#### Raw data ####
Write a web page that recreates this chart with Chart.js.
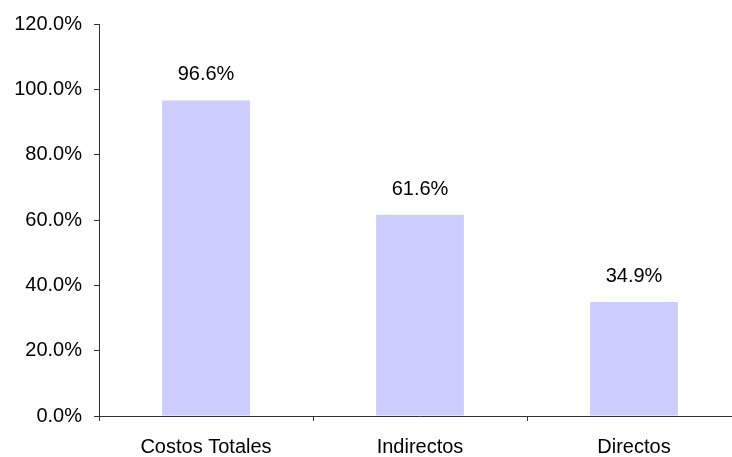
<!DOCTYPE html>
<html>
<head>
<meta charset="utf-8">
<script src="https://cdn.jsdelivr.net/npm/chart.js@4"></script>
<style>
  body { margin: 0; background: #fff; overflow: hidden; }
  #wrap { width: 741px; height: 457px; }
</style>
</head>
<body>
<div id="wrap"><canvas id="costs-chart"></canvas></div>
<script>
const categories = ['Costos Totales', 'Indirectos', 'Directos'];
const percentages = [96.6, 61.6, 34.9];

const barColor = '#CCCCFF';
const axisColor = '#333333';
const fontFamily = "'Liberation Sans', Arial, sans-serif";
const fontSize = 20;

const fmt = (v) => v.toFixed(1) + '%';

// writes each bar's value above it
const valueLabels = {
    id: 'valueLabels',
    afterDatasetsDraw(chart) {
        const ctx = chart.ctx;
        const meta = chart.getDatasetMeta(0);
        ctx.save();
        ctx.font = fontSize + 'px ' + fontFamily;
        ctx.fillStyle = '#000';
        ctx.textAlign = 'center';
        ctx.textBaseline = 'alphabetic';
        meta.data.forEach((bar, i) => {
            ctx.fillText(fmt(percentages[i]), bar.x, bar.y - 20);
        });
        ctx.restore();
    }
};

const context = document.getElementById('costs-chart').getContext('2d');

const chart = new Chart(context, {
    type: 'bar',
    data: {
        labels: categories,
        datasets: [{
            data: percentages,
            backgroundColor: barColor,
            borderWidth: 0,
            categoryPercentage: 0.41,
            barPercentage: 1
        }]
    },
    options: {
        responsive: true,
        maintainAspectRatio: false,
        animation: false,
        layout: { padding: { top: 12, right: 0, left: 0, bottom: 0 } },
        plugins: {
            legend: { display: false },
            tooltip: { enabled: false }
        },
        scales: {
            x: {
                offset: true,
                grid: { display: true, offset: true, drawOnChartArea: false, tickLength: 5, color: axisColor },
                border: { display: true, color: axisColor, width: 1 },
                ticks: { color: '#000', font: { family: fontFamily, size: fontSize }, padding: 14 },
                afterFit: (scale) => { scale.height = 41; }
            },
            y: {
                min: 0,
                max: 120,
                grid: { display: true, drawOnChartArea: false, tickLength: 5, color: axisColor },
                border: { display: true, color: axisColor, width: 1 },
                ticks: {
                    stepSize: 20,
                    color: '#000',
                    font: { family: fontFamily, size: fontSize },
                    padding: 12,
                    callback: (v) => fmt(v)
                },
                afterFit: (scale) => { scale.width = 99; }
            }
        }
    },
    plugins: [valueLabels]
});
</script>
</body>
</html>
####
- [What the exercise asks]: Emit the lines of the material exactly, from its first line to the line containing "const percentages = [96.6, 61.6, 34.9];", inclusive; leave every picture out.

- [Task response]:
Write a web page that recreates this chart with Chart.js.
<!DOCTYPE html>
<html>
<head>
<meta charset="utf-8">
<script src="https://cdn.jsdelivr.net/npm/chart.js@4"></script>
<style>
  body { margin: 0; background: #fff; overflow: hidden; }
  #wrap { width: 741px; height: 457px; }
</style>
</head>
<body>
<div id="wrap"><canvas id="costs-chart"></canvas></div>
<script>
const categories = ['Costos Totales', 'Indirectos', 'Directos'];
const percentages = [96.6, 61.6, 34.9];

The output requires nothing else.